At a macro level, McKinsey research has identified 18 distinctive arenas of growth that could generate $1.7 trillion to $2 trillion in revenue for India by 2030, led by technological advancements and sustained investment.9 Of these, eight select arenas, including construction, semiconductors, renewables, and automotive, have significant usage of chemical inputs and could add $30 billion to $35 billion to chemical revenues by 2030, as downstream capacity expands through government funding, policy incentives, and supply chain localization.10 In parallel, India’s approximately $31 billion chemical trade deficit in 2025 highlights a substantial import substitution opportunity, particularly in inorganics and polymers.11
How Indian chemical companies could create value
Amid global volatility, overcapacity, margin pressure, and trade fragmentation, profitable growth is likely to depend on sharper choices around portfolios, capabilities, capital allocation, and execution. Focused moves across seven levers could help build resilience and global competitiveness for Indian chemical companies:
- Build domestic platforms with global reach. Eight select arenas can now support global-scale chemical operations in India. Even individual segments offer significant near-term opportunities, highlighting the importance of timely investments and strategic partnerships.
- Create global operating capabilities in priority markets. With only an approximately 3 percent share of global trade,12 Indian companies could build global operating capabilities to enhance growth and pricing power.
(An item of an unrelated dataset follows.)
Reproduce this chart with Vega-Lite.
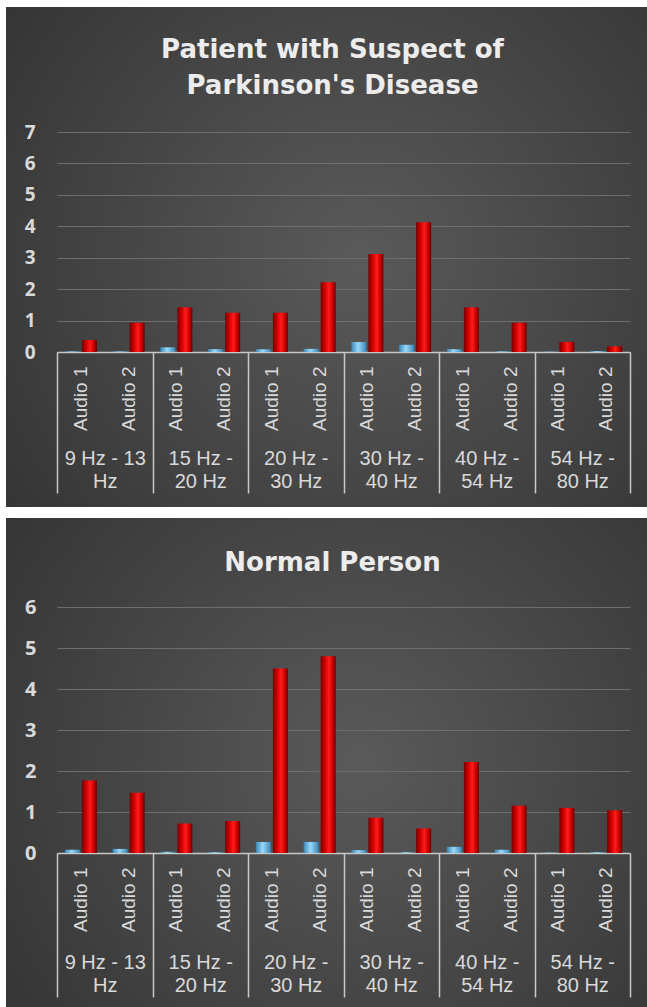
{
  "$schema": "https://vega.github.io/schema/vega-lite/v6.json",
  "background": "white",
  "padding": {"top": 7, "left": 6, "right": 0, "bottom": 0},
  "spacing": 11,
  "config": {
    "view": {
      "stroke": null,
      "fill": {"gradient": "radial", "x1": 0.55, "y1": 0.5, "r1": 0, "x2": 0.55, "y2": 0.5, "r2": 0.8,
        "stops": [{"offset": 0, "color": "#5a5a5a"}, {"offset": 1, "color": "#2e2e2e"}]}
    }
  },
  "datasets": {
    "top": [
      {"g": "9 Hz - 13 Hz", "slot": "9 Hz - 13 Hz|Audio 1", "s": "S1", "v": 0.02},
      {"g": "9 Hz - 13 Hz", "slot": "9 Hz - 13 Hz|Audio 1", "s": "S2", "v": 0.38},
      {"g": "9 Hz - 13 Hz", "slot": "9 Hz - 13 Hz|Audio 2", "s": "S1", "v": 0.02},
      {"g": "9 Hz - 13 Hz", "slot": "9 Hz - 13 Hz|Audio 2", "s": "S2", "v": 0.93},
      {"g": "15 Hz - 20 Hz", "slot": "15 Hz - 20 Hz|Audio 1", "s": "S1", "v": 0.15},
      {"g": "15 Hz - 20 Hz", "slot": "15 Hz - 20 Hz|Audio 1", "s": "S2", "v": 1.42},
      {"g": "15 Hz - 20 Hz", "slot": "15 Hz - 20 Hz|Audio 2", "s": "S1", "v": 0.09},
      {"g": "15 Hz - 20 Hz", "slot": "15 Hz - 20 Hz|Audio 2", "s": "S2", "v": 1.25},
      {"g": "20 Hz - 30 Hz", "slot": "20 Hz - 30 Hz|Audio 1", "s": "S1", "v": 0.09},
      {"g": "20 Hz - 30 Hz", "slot": "20 Hz - 30 Hz|Audio 1", "s": "S2", "v": 1.25},
      {"g": "20 Hz - 30 Hz", "slot": "20 Hz - 30 Hz|Audio 2", "s": "S1", "v": 0.1},
      {"g": "20 Hz - 30 Hz", "slot": "20 Hz - 30 Hz|Audio 2", "s": "S2", "v": 2.22},
      {"g": "30 Hz - 40 Hz", "slot": "30 Hz - 40 Hz|Audio 1", "s": "S1", "v": 0.32},
      {"g": "30 Hz - 40 Hz", "slot": "30 Hz - 40 Hz|Audio 1", "s": "S2", "v": 3.12},
      {"g": "30 Hz - 40 Hz", "slot": "30 Hz - 40 Hz|Audio 2", "s": "S1", "v": 0.23},
      {"g": "30 Hz - 40 Hz", "slot": "30 Hz - 40 Hz|Audio 2", "s": "S2", "v": 4.13},
      {"g": "40 Hz - 54 Hz", "slot": "40 Hz - 54 Hz|Audio 1", "s": "S1", "v": 0.09},
      {"g": "40 Hz - 54 Hz", "slot": "40 Hz - 54 Hz|Audio 1", "s": "S2", "v": 1.42},
      {"g": "40 Hz - 54 Hz", "slot": "40 Hz - 54 Hz|Audio 2", "s": "S1", "v": 0.02},
      {"g": "40 Hz - 54 Hz", "slot": "40 Hz - 54 Hz|Audio 2", "s": "S2", "v": 0.93},
      {"g": "54 Hz - 80 Hz", "slot": "54 Hz - 80 Hz|Audio 1", "s": "S1", "v": 0.01},
      {"g": "54 Hz - 80 Hz", "slot": "54 Hz - 80 Hz|Audio 1", "s": "S2", "v": 0.32},
      {"g": "54 Hz - 80 Hz", "slot": "54 Hz - 80 Hz|Audio 2", "s": "S1", "v": 0.03},
      {"g": "54 Hz - 80 Hz", "slot": "54 Hz - 80 Hz|Audio 2", "s": "S2", "v": 0.18}
    ],
    "bot": [
      {"g": "9 Hz - 13 Hz", "slot": "9 Hz - 13 Hz|Audio 1", "s": "S1", "v": 0.08},
      {"g": "9 Hz - 13 Hz", "slot": "9 Hz - 13 Hz|Audio 1", "s": "S2", "v": 1.77},
      {"g": "9 Hz - 13 Hz", "slot": "9 Hz - 13 Hz|Audio 2", "s": "S1", "v": 0.1},
      {"g": "9 Hz - 13 Hz", "slot": "9 Hz - 13 Hz|Audio 2", "s": "S2", "v": 1.47},
      {"g": "15 Hz - 20 Hz", "slot": "15 Hz - 20 Hz|Audio 1", "s": "S1", "v": 0.03},
      {"g": "15 Hz - 20 Hz", "slot": "15 Hz - 20 Hz|Audio 1", "s": "S2", "v": 0.72},
      {"g": "15 Hz - 20 Hz", "slot": "15 Hz - 20 Hz|Audio 2", "s": "S1", "v": 0.02},
      {"g": "15 Hz - 20 Hz", "slot": "15 Hz - 20 Hz|Audio 2", "s": "S2", "v": 0.78},
      {"g": "20 Hz - 30 Hz", "slot": "20 Hz - 30 Hz|Audio 1", "s": "S1", "v": 0.27},
      {"g": "20 Hz - 30 Hz", "slot": "20 Hz - 30 Hz|Audio 1", "s": "S2", "v": 4.5},
      {"g": "20 Hz - 30 Hz", "slot": "20 Hz - 30 Hz|Audio 2", "s": "S1", "v": 0.27},
      {"g": "20 Hz - 30 Hz", "slot": "20 Hz - 30 Hz|Audio 2", "s": "S2", "v": 4.8},
      {"g": "30 Hz - 40 Hz", "slot": "30 Hz - 40 Hz|Audio 1", "s": "S1", "v": 0.07},
      {"g": "30 Hz - 40 Hz", "slot": "30 Hz - 40 Hz|Audio 1", "s": "S2", "v": 0.86},
      {"g": "30 Hz - 40 Hz", "slot": "30 Hz - 40 Hz|Audio 2", "s": "S1", "v": 0.02},
      {"g": "30 Hz - 40 Hz", "slot": "30 Hz - 40 Hz|Audio 2", "s": "S2", "v": 0.6},
      {"g": "40 Hz - 54 Hz", "slot": "40 Hz - 54 Hz|Audio 1", "s": "S1", "v": 0.15},
      {"g": "40 Hz - 54 Hz", "slot": "40 Hz - 54 Hz|Audio 1", "s": "S2", "v": 2.22},
      {"g": "40 Hz - 54 Hz", "slot": "40 Hz - 54 Hz|Audio 2", "s": "S1", "v": 0.08},
      {"g": "40 Hz - 54 Hz", "slot": "40 Hz - 54 Hz|Audio 2", "s": "S2", "v": 1.15},
      {"g": "54 Hz - 80 Hz", "slot": "54 Hz - 80 Hz|Audio 1", "s": "S1", "v": 0.01},
      {"g": "54 Hz - 80 Hz", "slot": "54 Hz - 80 Hz|Audio 1", "s": "S2", "v": 1.1},
      {"g": "54 Hz - 80 Hz", "slot": "54 Hz - 80 Hz|Audio 2", "s": "S1", "v": 0.02},
      {"g": "54 Hz - 80 Hz", "slot": "54 Hz - 80 Hz|Audio 2", "s": "S2", "v": 1.04}
    ]
  },
  "vconcat": [
    {
      "width": 641,
      "height": 500,
      "title": {"text": ["Patient with Suspect of", "Parkinson's Disease"], "offset": -92, "dx": 6, "anchor": "middle",
        "font": "DejaVu Sans", "fontSize": 26, "fontWeight": "bold", "color": "#ececec", "lineHeight": 36},
      "data": {"name": "top"},
      "layer": [
        {
          "encoding": {
            "x": {"field": "slot", "type": "nominal", "sort": null,
              "scale": {"range": [51, 624], "paddingInner": 0, "paddingOuter": 0},
              "axis": {"orient": "bottom", "offset": -155, "title": null, "labelExpr": "split(datum.label, '|')[1]",
                "labelAngle": 270, "labelPadding": 14, "labelFont": "Liberation Sans", "labelFontSize": 19,
                "labelColor": "#d9d9d9", "ticks": false, "grid": false, "domain": true, "domainColor": "#c8c8c8", "domainWidth": 1.5}},
            "xOffset": {"field": "s", "type": "nominal", "scale": {"domain": ["S1", "S2"], "paddingInner": 0.12, "paddingOuter": 0.46}},
            "y": {"field": "v", "type": "quantitative",
              "scale": {"domain": [0, 7], "range": [345, 125], "nice": false, "zero": true},
              "axis": {"orient": "left", "offset": -51, "title": null, "values": [0, 1, 2, 3, 4, 5, 6, 7],
                "domain": false, "ticks": false, "grid": true, "gridColor": "#6e6e6e", "gridWidth": 1,
                "labelPadding": 22, "labelFont": "Open Sans", "labelFontWeight": "bold", "labelFontSize": 19, "labelColor": "#d9d9d9"}}
          },
          "layer": [
            {"transform": [{"filter": "datum.s === 'S1'"}],
              "mark": {"type": "bar", "fill": {"gradient": "linear", "x1": 0, "y1": 0, "x2": 1, "y2": 0,
                "stops": [{"offset": 0, "color": "#3a86b5"}, {"offset": 0.45, "color": "#9ad8fa"}, {"offset": 1, "color": "#3a86b5"}]}}},
            {"transform": [{"filter": "datum.s === 'S2'"}],
              "mark": {"type": "bar", "fill": {"gradient": "linear", "x1": 0, "y1": 0, "x2": 1, "y2": 0,
                "stops": [{"offset": 0, "color": "#760000"}, {"offset": 0.3, "color": "#d40000"}, {"offset": 0.55, "color": "#ff1c1c"}, {"offset": 0.8, "color": "#c80000"}, {"offset": 1, "color": "#6a0000"}]}}}
          ]
        },
        {
          "mark": {"type": "bar", "opacity": 0},
          "encoding": {
            "x": {"field": "g", "type": "nominal", "sort": null,
              "scale": {"range": [51, 624], "paddingInner": 0, "paddingOuter": 0},
              "axis": {"orient": "bottom", "offset": -155, "title": null, "domain": false, "grid": false,
                "ticks": true, "tickBand": "extent", "tickSize": 141, "tickColor": "#c8c8c8", "tickWidth": 1.5,
                "labelAngle": 0, "labelPadding": -45, "labelFont": "Liberation Sans", "labelFontSize": 20,
                "labelLineHeight": 23, "labelColor": "#d9d9d9",
                "labelExpr": "indexof(datum.label, '9 Hz') == 0 ? ['9 Hz - 13', 'Hz'] : split(replace(datum.label, ' - ', ' -|'), '|')"}}
          }
        }
      ],
      "resolve": {"scale": {"x": "independent"}, "axis": {"x": "independent"}}
    },
    {
      "width": 641,
      "height": 489,
      "title": {"text": "Normal Person", "offset": -58, "dx": 6, "anchor": "middle",
        "font": "DejaVu Sans", "fontSize": 26, "fontWeight": "bold", "color": "#ececec"},
      "data": {"name": "bot"},
      "layer": [
        {
          "encoding": {
            "x": {"field": "slot", "type": "nominal", "sort": null,
              "scale": {"range": [51, 624], "paddingInner": 0, "paddingOuter": 0},
              "axis": {"orient": "bottom", "offset": -154, "title": null, "labelExpr": "split(datum.label, '|')[1]",
                "labelAngle": 270, "labelPadding": 14, "labelFont": "Liberation Sans", "labelFontSize": 19,
                "labelColor": "#d9d9d9", "ticks": false, "grid": false, "domain": true, "domainColor": "#c8c8c8", "domainWidth": 1.5}},
            "xOffset": {"field": "s", "type": "nominal", "scale": {"domain": ["S1", "S2"], "paddingInner": 0.12, "paddingOuter": 0.46}},
            "y": {"field": "v", "type": "quantitative",
              "scale": {"domain": [0, 6], "range": [335, 89], "nice": false, "zero": true},
              "axis": {"orient": "left", "offset": -51, "title": null, "values": [0, 1, 2, 3, 4, 5, 6],
                "domain": false, "ticks": false, "grid": true, "gridColor": "#6e6e6e", "gridWidth": 1,
                "labelPadding": 21, "labelFont": "Open Sans", "labelFontWeight": "bold", "labelFontSize": 20, "labelColor": "#d9d9d9"}}
          },
          "layer": [
            {"transform": [{"filter": "datum.s === 'S1'"}],
              "mark": {"type": "bar", "fill": {"gradient": "linear", "x1": 0, "y1": 0, "x2": 1, "y2": 0,
                "stops": [{"offset": 0, "color": "#3a86b5"}, {"offset": 0.45, "color": "#9ad8fa"}, {"offset": 1, "color": "#3a86b5"}]}}},
            {"transform": [{"filter": "datum.s === 'S2'"}],
              "mark": {"type": "bar", "fill": {"gradient": "linear", "x1": 0, "y1": 0, "x2": 1, "y2": 0,
                "stops": [{"offset": 0, "color": "#760000"}, {"offset": 0.3, "color": "#d40000"}, {"offset": 0.55, "color": "#ff1c1c"}, {"offset": 0.8, "color": "#c80000"}, {"offset": 1, "color": "#6a0000"}]}}}
          ]
        },
        {
          "mark": {"type": "bar", "opacity": 0},
          "encoding": {
            "x": {"field": "g", "type": "nominal", "sort": null,
              "scale": {"range": [51, 624], "paddingInner": 0, "paddingOuter": 0},
              "axis": {"orient": "bottom", "offset": -154, "title": null, "domain": false, "grid": false,
                "ticks": true, "tickBand": "extent", "tickSize": 144, "tickColor": "#c8c8c8", "tickWidth": 1.5,
                "labelAngle": 0, "labelPadding": -45, "labelFont": "Liberation Sans", "labelFontSize": 20,
                "labelLineHeight": 23, "labelColor": "#d9d9d9",
                "labelExpr": "indexof(datum.label, '9 Hz') == 0 ? ['9 Hz - 13', 'Hz'] : split(replace(datum.label, ' - ', ' -|'), '|')"}}
          }
        }
      ],
      "resolve": {"scale": {"x": "independent"}, "axis": {"x": "independent"}}
    }
  ]
}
- Institutionalize programmatic partnerships. As global deal activity accelerates and asset valuations reset, Indian companies could drive partnerships to access technology and markets that may otherwise require prolonged organic development.
- Turn innovation into a growth engine. There is scope to transform R&D from a process-focused technical function into a strategic growth engine through technology development, application-led innovation, customer-embedded creation, and accelerated commercialization—independently or in partnership.
- Integrate AI into the operating model. We estimate that AI and advanced analytics could deliver eight to 12 percentage point EBITDA improvements across procurement, manufacturing, and supply chain, without heavy capital spend.13
- Build resilient supply chains. Recent disruptions, including pandemic-related shutdowns and logistics bottlenecks, underscore the need for more resilient supply chains such as distributed warehousing, regional inventory positioning, and vertical and horizontal integration or partnership arrangements.
- Strengthen the balance sheet and P&L. Amid geopolitical turmoil, maintaining balance sheet headroom and active management of working capital, foreign exchange, and energy exposure are important, not only as defensive necessities but as strategic enablers.
While challenges may persist, these seven levers could help Indian chemical companies to reignite growth while maintaining profitability amid heightened global volatility. Firms that prioritize structurally attractive markets, develop specialized capabilities, and deploy capital with discipline can lead India’s chemical industry into its next phase of global prominence, with early movers not only achieving superior scale but also shaping competitive dynamics for the decade ahead.